(Recorded data)
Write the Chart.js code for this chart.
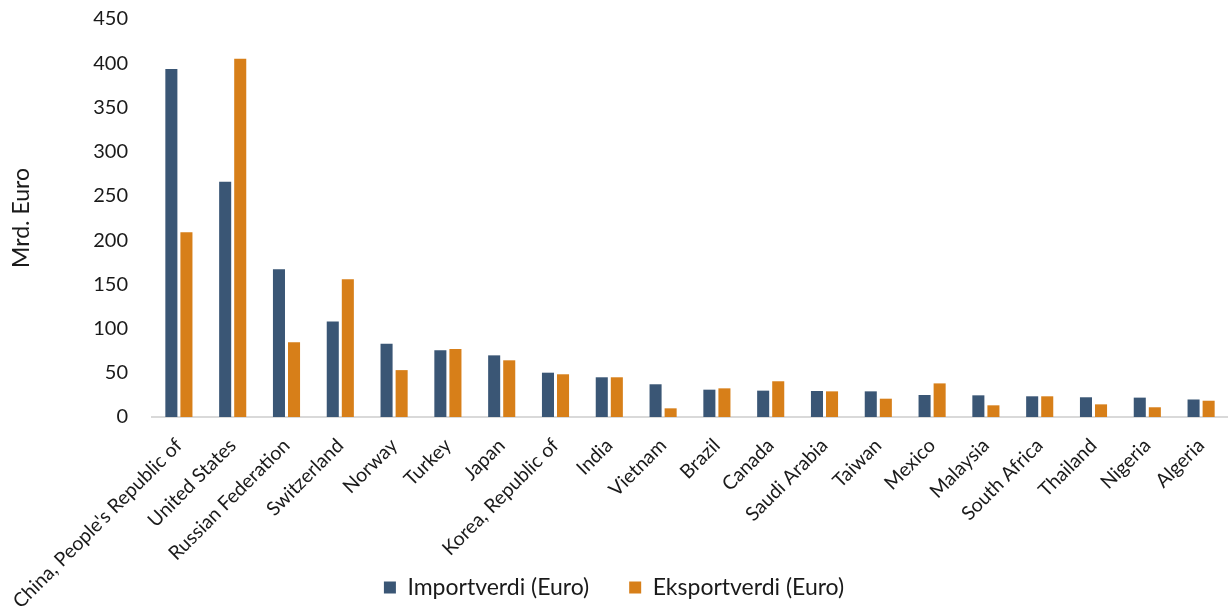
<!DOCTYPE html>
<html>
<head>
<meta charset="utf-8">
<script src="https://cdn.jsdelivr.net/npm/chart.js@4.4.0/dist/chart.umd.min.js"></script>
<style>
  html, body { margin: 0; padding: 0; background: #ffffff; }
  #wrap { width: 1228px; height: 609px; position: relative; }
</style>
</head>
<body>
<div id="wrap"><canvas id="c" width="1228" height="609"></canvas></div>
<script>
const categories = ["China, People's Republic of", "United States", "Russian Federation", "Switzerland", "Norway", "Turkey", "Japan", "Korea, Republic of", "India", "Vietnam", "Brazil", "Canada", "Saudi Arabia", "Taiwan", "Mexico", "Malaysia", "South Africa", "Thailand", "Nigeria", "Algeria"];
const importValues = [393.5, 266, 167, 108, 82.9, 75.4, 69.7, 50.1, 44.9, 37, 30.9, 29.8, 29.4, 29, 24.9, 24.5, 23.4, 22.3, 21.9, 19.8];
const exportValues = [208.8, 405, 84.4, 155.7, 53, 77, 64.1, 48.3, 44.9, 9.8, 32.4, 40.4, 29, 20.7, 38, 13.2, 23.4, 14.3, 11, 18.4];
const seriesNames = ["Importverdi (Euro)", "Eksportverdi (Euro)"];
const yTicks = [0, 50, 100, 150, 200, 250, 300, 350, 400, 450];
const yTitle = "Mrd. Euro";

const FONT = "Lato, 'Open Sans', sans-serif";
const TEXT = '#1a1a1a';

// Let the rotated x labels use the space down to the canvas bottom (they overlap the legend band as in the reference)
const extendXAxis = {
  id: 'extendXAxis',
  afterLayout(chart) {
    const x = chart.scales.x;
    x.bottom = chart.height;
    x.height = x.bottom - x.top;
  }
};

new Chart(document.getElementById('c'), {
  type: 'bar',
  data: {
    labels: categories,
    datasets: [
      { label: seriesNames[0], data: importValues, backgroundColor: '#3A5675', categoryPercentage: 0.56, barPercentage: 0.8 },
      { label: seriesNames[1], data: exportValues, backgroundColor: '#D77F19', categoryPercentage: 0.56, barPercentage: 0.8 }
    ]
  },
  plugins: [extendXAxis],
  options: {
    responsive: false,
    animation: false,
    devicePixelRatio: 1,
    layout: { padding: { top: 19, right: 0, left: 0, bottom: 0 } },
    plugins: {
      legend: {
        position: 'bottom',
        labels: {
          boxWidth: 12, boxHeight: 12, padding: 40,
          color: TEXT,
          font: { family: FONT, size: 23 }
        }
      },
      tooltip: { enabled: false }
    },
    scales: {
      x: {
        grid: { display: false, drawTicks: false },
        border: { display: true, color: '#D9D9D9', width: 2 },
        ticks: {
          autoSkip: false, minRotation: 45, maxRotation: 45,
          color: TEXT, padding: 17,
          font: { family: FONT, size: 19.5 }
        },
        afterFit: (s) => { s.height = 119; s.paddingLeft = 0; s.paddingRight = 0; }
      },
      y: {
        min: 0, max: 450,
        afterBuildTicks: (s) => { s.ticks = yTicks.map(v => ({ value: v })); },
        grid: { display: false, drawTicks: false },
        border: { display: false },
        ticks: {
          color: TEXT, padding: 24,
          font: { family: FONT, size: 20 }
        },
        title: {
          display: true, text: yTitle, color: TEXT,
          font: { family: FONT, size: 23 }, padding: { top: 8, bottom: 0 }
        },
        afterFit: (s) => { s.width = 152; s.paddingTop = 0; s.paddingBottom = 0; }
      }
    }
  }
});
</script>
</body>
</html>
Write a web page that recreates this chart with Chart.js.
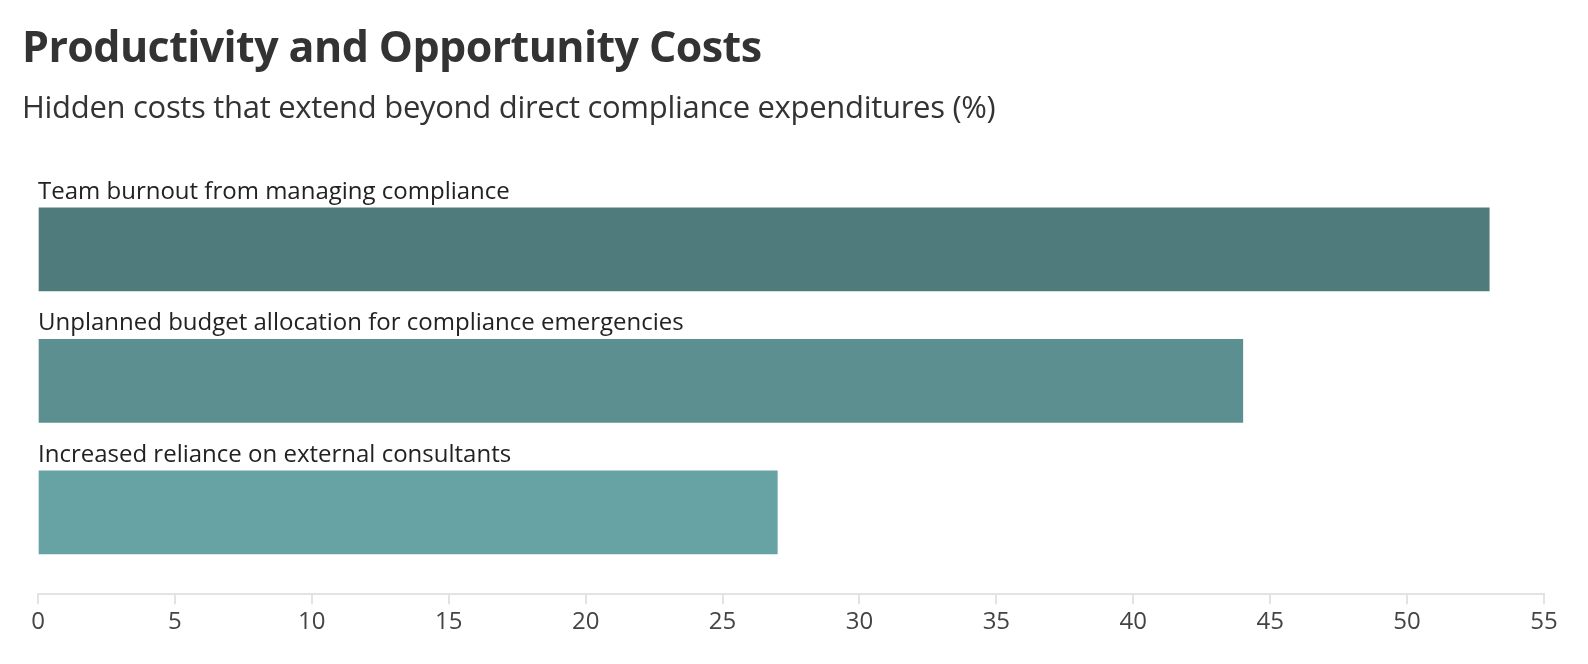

SET TASK: Starting with the first line of the data above and ending with the line containing "const TEXT = '#1a1a1a';", please restate every line exactly, leaving images out.

WRITTEN SOLUTION:
Write the Chart.js code for this chart.
<!DOCTYPE html>
<html>
<head>
<meta charset="utf-8">
<script src="https://cdn.jsdelivr.net/npm/chart.js@4.4.0/dist/chart.umd.min.js"></script>
<style>
  html, body { margin: 0; padding: 0; background: #ffffff; }
  #wrap { width: 1228px; height: 609px; position: relative; }
</style>
</head>
<body>
<div id="wrap"><canvas id="c" width="1228" height="609"></canvas></div>
<script>
const categories = ["China, People's Republic of", "United States", "Russian Federation", "Switzerland", "Norway", "Turkey", "Japan", "Korea, Republic of", "India", "Vietnam", "Brazil", "Canada", "Saudi Arabia", "Taiwan", "Mexico", "Malaysia", "South Africa", "Thailand", "Nigeria", "Algeria"];
const importValues = [393.5, 266, 167, 108, 82.9, 75.4, 69.7, 50.1, 44.9, 37, 30.9, 29.8, 29.4, 29, 24.9, 24.5, 23.4, 22.3, 21.9, 19.8];
const exportValues = [208.8, 405, 84.4, 155.7, 53, 77, 64.1, 48.3, 44.9, 9.8, 32.4, 40.4, 29, 20.7, 38, 13.2, 23.4, 14.3, 11, 18.4];
const seriesNames = ["Importverdi (Euro)", "Eksportverdi (Euro)"];
const yTicks = [0, 50, 100, 150, 200, 250, 300, 350, 400, 450];
const yTitle = "Mrd. Euro";

const FONT = "Lato, 'Open Sans', sans-serif";
const TEXT = '#1a1a1a';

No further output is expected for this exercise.